The company’s Silent 2 Electro glider is a self-launching competition model—part of the reason for controversy and skepticism. More on that in a minute. If you aren’t familiar with glider ops, it simply means you don’t need a tow plane to launch it. Instead, a composite and aerodynamically clean (folding) nose-mounted propeller driven by an LZ Design brushless electric DC motor can launch the sailplane to a maximum altitude of 5000 feet, although most pilots will climb to a lesser altitude to reserve power, unaffected by density altitude, of course.

The 220-kW motor (it and the propeller spin at 4500 RPM) is powered by two lithium batteries with a combined capacity of 4.3 kWh, weighing roughly 37 pounds. Remove the batteries when you’re finished flying and take them home for a five-hour recharge, though top-off time will vary with the state of depletion and the available output voltage. The batteries are positioned as close to the ship’s center of gravity as possible. The photo above shows location and access. The other photo is the system’s master controller. Think of it as an electronic power control/throttle, with a simple rotary knob that drives a variable potentiometer. This allows the operator to increase or decrease power and RPM, while monitoring available endurance and battery voltage/current. The glider uses an 8-Ah engine battery, which is charged via a flywheel generator to power cockpit electronics (sparingly), including soaring computers and a comm radio.

A company rep told me the Silent sailplane was initially developed for gliderports in Europe that have noise restrictions and are only allowed to winch and launch. But that’s not the driving reason many sailplane buyers will consider electric technology, which also includes sailplanes with front electric sustainer systems. Like the FES (front electric self-launcher) in the Silent 2 sailplane, the idea of an electric sustaining system is to bring another level of safety and convenience to soaring missions during times of weak thermal activity. Simple: Run out of lift, start the motor and climb. But it’s not a solve-all.

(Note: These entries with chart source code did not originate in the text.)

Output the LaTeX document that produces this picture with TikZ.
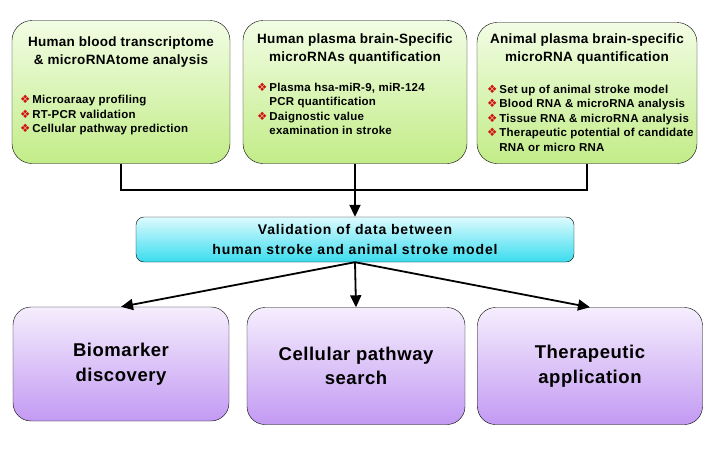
\documentclass[tikz,border=0pt]{standalone}
\usepackage{fontspec}
\setmainfont{Liberation Sans}
\newfontfamily\symfont{DejaVu Sans}
\newfontfamily\tifont[LetterSpace=2]{Liberation Sans}
\newfontfamily\vafont[LetterSpace=6]{Liberation Sans}
\newfontfamily\bofont[LetterSpace=3]{Liberation Sans}
\usetikzlibrary{arrows.meta}
\definecolor{grtop}{HTML}{F2FDE4}
\definecolor{grbot}{HTML}{C2EC88}
\definecolor{cytop}{HTML}{DDFBFF}
\definecolor{cybot}{HTML}{3ADCEE}
\definecolor{vitop}{HTML}{F5EEFD}
\definecolor{vibot}{HTML}{C39AF3}
\definecolor{bulred}{HTML}{D01010}
\newcommand{\bul}{{\color{bulred}\symfont\char"2756}\,}
\tikzset{tb/.style = {draw, thin, rounded corners=20pt, top color=grtop, bottom color=grbot},
           vb/.style = {draw, thin, rounded corners=8pt, top color=cytop, bottom color=cybot,
                        font=\vafont\bfseries\fontsize{14}{20}\selectfont, align=center},
           bb/.style = {draw, thin, rounded corners=18pt, top color=vitop, bottom color=vibot,
                        font=\bofont\bfseries\fontsize{18.5}{24.5}\selectfont, align=center},
           ti/.style = {font=\tifont\bfseries\fontsize{13.5}{18}\selectfont, align=center, inner sep=0pt},
           li/.style = {font=\tifont\bfseries\fontsize{11.5}{14.6}\selectfont, align=left, inner sep=0pt, anchor=north west}}

\begin{document}
\begin{tikzpicture}[x=1pt, y=-1pt, >={Triangle[length=12pt,width=11pt]}]
    \useasboundingbox (0,0) rectangle (713,448);
    % top row
    \node[tb, minimum width=218pt, minimum height=143pt] (t1) at (121,92) {};
    \node[tb, minimum width=224pt, minimum height=143pt] (t2) at (355,92) {};
    \node[tb, minimum width=220pt, minimum height=141pt] (t3) at (587,93) {};
    \node[ti] (h1) at (121,52) {Human blood transcriptome\\ \& microRNAtome analysis};
    \node[ti] (h2) at (355,49.5) {Human plasma brain-Specific\\ microRNAs quantification};
    \node[ti] (h3) at (587,49) {Animal plasma brain-specific\\ microRNA quantification};
    \node[li] (l1) at (20,95) {\bul Microaraay profiling\\ \bul RT-PCR validation\\ \bul Cellular pathway prediction};
    \node[li] (l2) at (257,82.5) {\bul Plasma hsa-miR-9, miR-124\\ \hphantom{\bul}PCR quantification\\
        \bul Daignostic value\\ \hphantom{\bul}examination in stroke};
    \node[li] (l3) at (487,84.5) {\bul Set up of animal stroke model\\ \bul Blood RNA \& microRNA analysis\\
        \bul Tissue RNA \& microRNA analysis\\ \bul Therapeutic potential of candidate\\ \hphantom{\bul}RNA or micro RNA};
    % middle
    \node[vb, minimum width=438pt, minimum height=45pt] (val) at (355,239.5)
        {Validation of data between\\ human stroke and animal stroke model};
    \coordinate (hub) at (355,190);
    % bottom row
    \node[bb, minimum width=216pt, minimum height=114pt] (b1) at (121,364) {Biomarker\\ discovery};
    \node[bb, minimum width=218pt, minimum height=117pt] (b2) at (356,366) {Cellular pathway\\ search};
    \node[bb, minimum width=225pt, minimum height=117pt] (b3) at (590,366) {Therapeutic\\ application};
    % connectors
    \draw[line width=1.8pt] (t1.south) |- (hub) -| (t3.south);
    \draw[line width=1.8pt, ->] (t2.south) -- (val.north);
    \draw[line width=1.8pt, ->] (val.south) -- (b1.north);
    \draw[line width=1.8pt, ->] (val.south) -- (b2.north);
    \draw[line width=1.8pt, ->] (val.south) -- (b3.north);
\end{tikzpicture}
\end{document}
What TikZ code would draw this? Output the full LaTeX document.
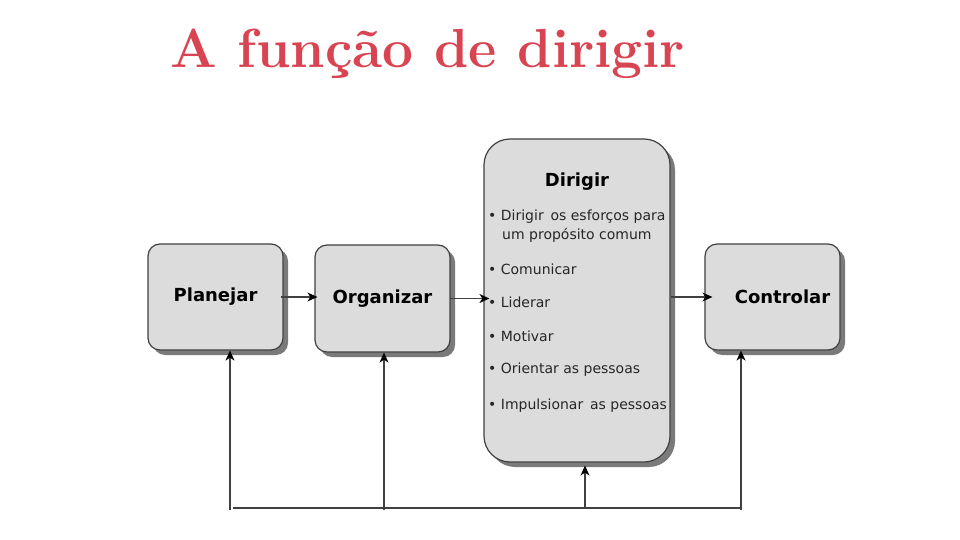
\documentclass[tikz,border=0pt]{standalone}
\usepackage{fontspec}
\newfontfamily\boxfont{DejaVu Sans}
\usetikzlibrary{shadows,arrows.meta}
\definecolor{titlered}{HTML}{D94452}
\definecolor{boxfill}{HTML}{DCDCDC}
\definecolor{boxline}{HTML}{404040}
\definecolor{shade}{HTML}{7A7A7A}
\tikzset{
  stagebox/.style={draw=boxline, line width=1.2pt, fill=boxfill, rounded corners=12pt,
    drop shadow={shadow xshift=5pt, shadow yshift=-5pt, fill=shade, opacity=1},
    inner sep=0pt, font=\boxfont\bfseries\fontsize{18}{21}\selectfont},
  item/.style={anchor=west, inner sep=0pt, font=\boxfont\fontsize{14}{16}\selectfont, text=black!85},
  conn/.style={draw=boxline, line width=1.3pt, -{Stealth[length=10pt,width=9pt,inset=3pt,black]}},
  fb/.style={draw=boxline, line width=1.3pt}
}
\begin{document}
\begin{tikzpicture}[x=1pt,y=-1pt]
\useasboundingbox (0,0) rectangle (960,540);
\node[text=titlered, font=\bfseries\fontsize{55}{66}\selectfont, anchor=base west, inner sep=0pt] (title) at (170,68) {A função de dirigir};

\node[stagebox, minimum width=135pt, minimum height=106pt] (plan) at (215.5,297) {Planejar};
\node[stagebox, minimum width=135pt, minimum height=107pt] (org) at (382.5,298.5) {Organizar};
\node[stagebox, rounded corners=26pt, minimum width=186pt, minimum height=323pt] (dir) at (577,300.5) {};
\node[stagebox, minimum width=135pt, minimum height=106pt] (ctrl) at (772.5,297) {\hspace*{20pt}Controlar};

\node[inner sep=0pt, font=\boxfont\bfseries\fontsize{18}{21}\selectfont] (dt) at (577,182) {Dirigir};
\node[item] (i1) at (488,217) {• Dirigir\, os esforços para};
\node[item] (i1b) at (502,235) {um propósito comum};
\node[item] (i2) at (488,269) {• Comunicar};
\node[item] (i3) at (488,302) {• Liderar};
\node[item] (i4) at (488,336) {• Motivar};
\node[item] (i5) at (488,370) {• Orientar as pessoas};
\node[item] (i6) at (488,406) {• Impulsionar\, as pessoas};

\draw[conn, shorten <=-3pt, shorten >=-3pt] (plan.east) -- (plan.east -| org.west);
\draw[conn, shorten <=-1pt, shorten >=-6pt] (org.east) -- (org.east -| dir.west);
\draw[conn, shorten >=-8pt] (dir.east |- ctrl.west) -- (ctrl.west);

\coordinate (fbL) at (233,508);
\coordinate (fbR) at (741,508);
\coordinate (v1) at (230,510);
\coordinate (v2) at (384,510);
\coordinate (v3) at (585,508);
\coordinate (v4) at (741,510);
\draw[fb] (fbL) -- (fbR);
\draw[conn] (v1) -- (v1 |- plan.south);
\draw[conn] (v2) -- (v2 |- org.south);
\draw[conn, shorten >=3pt] (v3) -- (v3 |- dir.south);
\draw[conn] (v4) -- (v4 |- ctrl.south);
\end{tikzpicture}
\end{document}
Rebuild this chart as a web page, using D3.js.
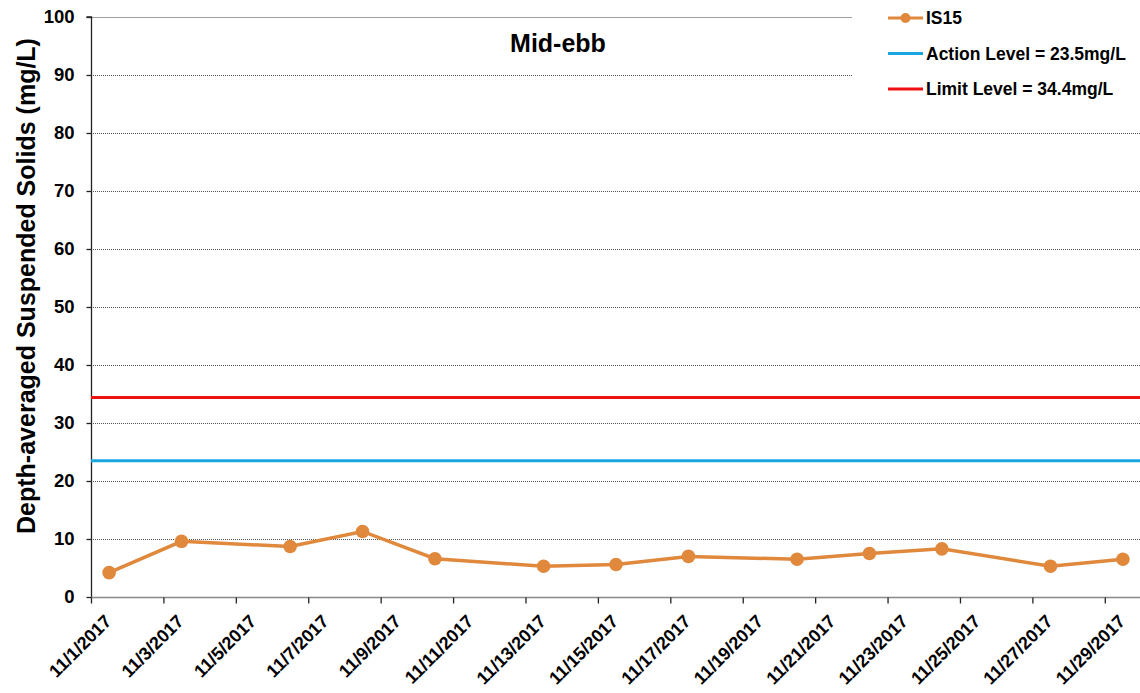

My friend and winning sailplane competitor Al Simmons echoed thoughts of other experienced sailplane competitors I talked with. His experience proves that it isn’t uncommon to fall short of your planned destination by 100 miles or more. Fully charged batteries in the Silent 2 will last for 15 minutes in a sustained full-power climb, and roughly one hour in cruise flight. For pilots like Simmons, that endurance isn’t convincing enough for serious soaring missions. For them, gas-powered engines—including two-stroke models—for motorgliders win, while it’s baby steps for the electrics, just like it is in other markets.